Manifeste contre la peur
(L-A Be / Absilone) avril 2016
Après des intro pop Louis XIV, avec ses clochettes au clavecin un peu guindé, le son s’intensifie jusqu’à devenir une puissante rafale à faire s’envoler les poudrées. Retenez bien qu’il n’est jamais bon de se fier aux apparences, dans son Manifeste contre la peur, Violett Pi déchire les cordes et casse sa voix aux accents gutturaux façon Bossu de Notre Dame. Punk ? Si vous le dites.
Violett Pi sait qui il est, et comme les accros à la douche italienne-cuisine américaine, il a certainement trouvé sur son chemin des enfonceurs de porte ouverte, se délectant de fantasmes de caribous à Montréal. Parce qu’il est canado-québéqueux, l’artiste. Grandi dans les vertes prairies de Montréal, c’est en gagnant une réputation de clown chantant qu’il gagne plusieurs prix au festival International de la Chanson. Et c’est par là qu’il nous arrive, avec Klô Pelgag comme acolyte de mélodie.
Que ce soit pour filer en apesanteur ou descendre dans les bas fonds, tous les prétextes sont bons pour hausser le ton. La démarche reste toutefois subtile, puisqu’il n’est pas question de brailler pour le plaisir de faire trembler les morts, Violett Pi civilise son album en posant des textes sensés, certainement puisés dans ses émotions personnelles, transférables à notre situation de commun des mortels : "Par delà le bien et le mal, il y a tout ce que je ferai par amour pour toi" ("La mémoire de l’eau").

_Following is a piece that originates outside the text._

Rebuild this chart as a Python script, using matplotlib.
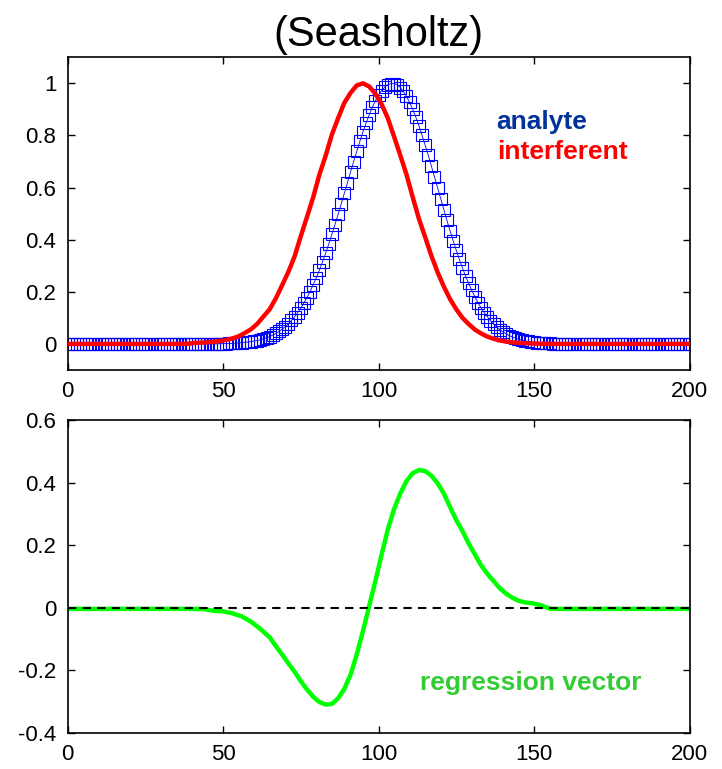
import matplotlib
matplotlib.use("Agg")
import matplotlib.pyplot as plt

plt.rcParams["font.family"] = ["Liberation Sans", "DejaVu Sans"]

# analyte spectrum, one value per channel 0..200
ANALYTE_X = list(range(0, 201))
ANALYTE_Y = (
    [0.0] * 49
    + [0.001, 0.001, 0.001, 0.002, 0.002, 0.003, 0.004, 0.005, 0.006, 0.007,   # 49-58
       0.009, 0.011, 0.013, 0.016, 0.020, 0.024, 0.028, 0.034, 0.040, 0.048,   # 59-68
       0.056, 0.066, 0.077, 0.090, 0.104, 0.120, 0.137, 0.157, 0.178, 0.201,   # 69-78
       0.227, 0.254, 0.283, 0.315, 0.348, 0.383, 0.420, 0.458, 0.497, 0.537,   # 79-88
       0.578, 0.619, 0.660, 0.700, 0.739, 0.777, 0.814, 0.848, 0.879, 0.908,   # 89-98
       0.933, 0.955, 0.972, 0.986, 0.995, 0.999, 0.999, 0.995, 0.984, 0.969,   # 99-108
       0.950, 0.927, 0.900, 0.870, 0.837, 0.801, 0.763, 0.724, 0.683, 0.641,   # 109-118
       0.599, 0.557, 0.515, 0.474, 0.434, 0.396, 0.359, 0.324, 0.291, 0.260,   # 119-128
       0.232, 0.205, 0.181, 0.158, 0.138, 0.120, 0.104, 0.089, 0.076, 0.065,   # 129-138
       0.055, 0.046, 0.039, 0.032, 0.027, 0.022, 0.018, 0.015, 0.012, 0.010,   # 139-148
       0.008, 0.006, 0.005, 0.004, 0.003, 0.002, 0.002, 0.001, 0.001, 0.001,   # 149-158
       0.001]                                                                  # 159
    + [0.0] * 41
)

# interferent spectrum
INTERF_X = [0, 37, 39, 41, 43, 45, 47, 49, 51, 53, 55, 57, 59, 61, 63, 65, 67,
            69, 71, 73, 75, 77, 79, 81, 83, 85, 87, 89, 91, 93, 95, 97, 99, 101,
            103, 105, 107, 109, 111, 113, 115, 117, 119, 121, 123, 125, 127,
            129, 131, 133, 135, 137, 139, 141, 143, 145, 147, 149, 151, 155, 200]
INTERF_Y = [0.0, 0.0, 0.001, 0.004, 0.005, 0.006, 0.008, 0.011, 0.015, 0.021,
            0.029, 0.042, 0.056, 0.077, 0.105, 0.133, 0.175, 0.225, 0.276,
            0.335, 0.413, 0.487, 0.563, 0.650, 0.722, 0.803, 0.866, 0.925,
            0.963, 0.992, 1.000, 0.988, 0.960, 0.920, 0.866, 0.796, 0.724,
            0.650, 0.563, 0.480, 0.410, 0.338, 0.275, 0.220, 0.172, 0.133,
            0.100, 0.076, 0.055, 0.040, 0.028, 0.020, 0.013, 0.009, 0.006,
            0.004, 0.003, 0.002, 0.001, 0.0, 0.0]

# regression vector
REG_X = [0, 40, 44, 47, 50, 53, 56, 59, 62, 65, 67, 69, 71, 73, 75, 77, 79, 81,
         83, 85, 87, 89, 91, 93, 95, 97, 99, 101, 103, 105, 107, 109, 111, 113,
         115, 117, 119, 121, 123, 125, 127, 129, 131, 133, 135, 137, 139, 141,
         143, 145, 147, 150, 152, 155, 157, 200]
REG_Y = [-0.004, -0.004, -0.005, -0.010, -0.012, -0.018, -0.028, -0.045,
         -0.068, -0.095, -0.123, -0.150, -0.178, -0.205, -0.235, -0.262,
         -0.285, -0.302, -0.310, -0.308, -0.290, -0.260, -0.215, -0.150,
         -0.075, 0.005, 0.085, 0.170, 0.250, 0.315, 0.365, 0.405, 0.430,
         0.440, 0.437, 0.422, 0.398, 0.365, 0.322, 0.280, 0.245, 0.205,
         0.170, 0.135, 0.108, 0.085, 0.062, 0.045, 0.032, 0.022, 0.017,
         0.013, 0.008, -0.003, -0.004, -0.004]

X_TICKS = [0, 50, 100, 150, 200]
TOP_Y_TICKS = [0, 0.2, 0.4, 0.6, 0.8, 1]
BOT_Y_TICKS = [-0.4, -0.2, 0, 0.2, 0.4, 0.6]


def style_axes(ax):
    ax.tick_params(direction="in", top=True, right=True, length=5, width=1,
                   labelsize=16, pad=8)
    for spine in ax.spines.values():
        spine.set_linewidth(1.2)


fig = plt.figure(figsize=(7.22, 7.69), dpi=100)
ax_top = fig.add_axes([0.0935, 0.5189, 0.8615, 0.4066])
ax_bot = fig.add_axes([0.0935, 0.0472, 0.8615, 0.4066])

# top panel: analyte + interferent
ax_top.plot(ANALYTE_X, ANALYTE_Y, color="blue", linewidth=0.6, marker="s",
            markersize=8, markerfacecolor="none", markeredgecolor="blue",
            markeredgewidth=0.8, zorder=2)
ax_top.plot(INTERF_X, INTERF_Y, color="red", linewidth=3.2, zorder=3)
ax_top.set_xlim(0, 200)
ax_top.set_ylim(-0.1, 1.1)
ax_top.set_xticks(X_TICKS)
ax_top.set_yticks(TOP_Y_TICKS)
ax_top.set_yticklabels(["0", "0.2", "0.4", "0.6", "0.8", "1"])
style_axes(ax_top)
ax_top.text(138, 0.85, "analyte", color="#003399", fontsize=19,
            fontweight="bold", va="center", ha="left")
ax_top.text(138, 0.735, "interferent", color="red", fontsize=19,
            fontweight="bold", va="center", ha="left")
ax_top.set_title("(Seasholtz)", fontsize=30, pad=8)

# bottom panel: regression vector
ax_bot.axhline(0, color="black", linewidth=1.5, linestyle=(0, (4, 3)), zorder=3)
ax_bot.plot(REG_X, REG_Y, color="#00ff00", linewidth=3.2, zorder=2)
ax_bot.set_xlim(0, 200)
ax_bot.set_ylim(-0.4, 0.6)
ax_bot.set_xticks(X_TICKS)
ax_bot.set_yticks(BOT_Y_TICKS)
ax_bot.set_yticklabels(["-0.4", "-0.2", "0", "0.2", "0.4", "0.6"])
style_axes(ax_bot)
ax_bot.text(113.5, -0.24, "regression vector", color="#33cc33", fontsize=19,
            fontweight="bold", va="center", ha="left")

fig.savefig("out.png", dpi=100)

Bien sûr, on est emporté par le vent, on regrette et on se pâme, et ce sont justement les vapeurs de l’être qui forgent la puissance émotionnelle des titres : "A regarder les étoiles je me suis brûlé la rétine et je me suis arrosé d’alcool au beau milieu de la rue devant tous ces inconnus et puis j’ai brûlé comme un arbre, est-ce que tout va bien, dites à mon frère que tout va bien, et si tu ne veux plus de moi, dis-moi qui voudra bien de moi" ("Betsey Johnson").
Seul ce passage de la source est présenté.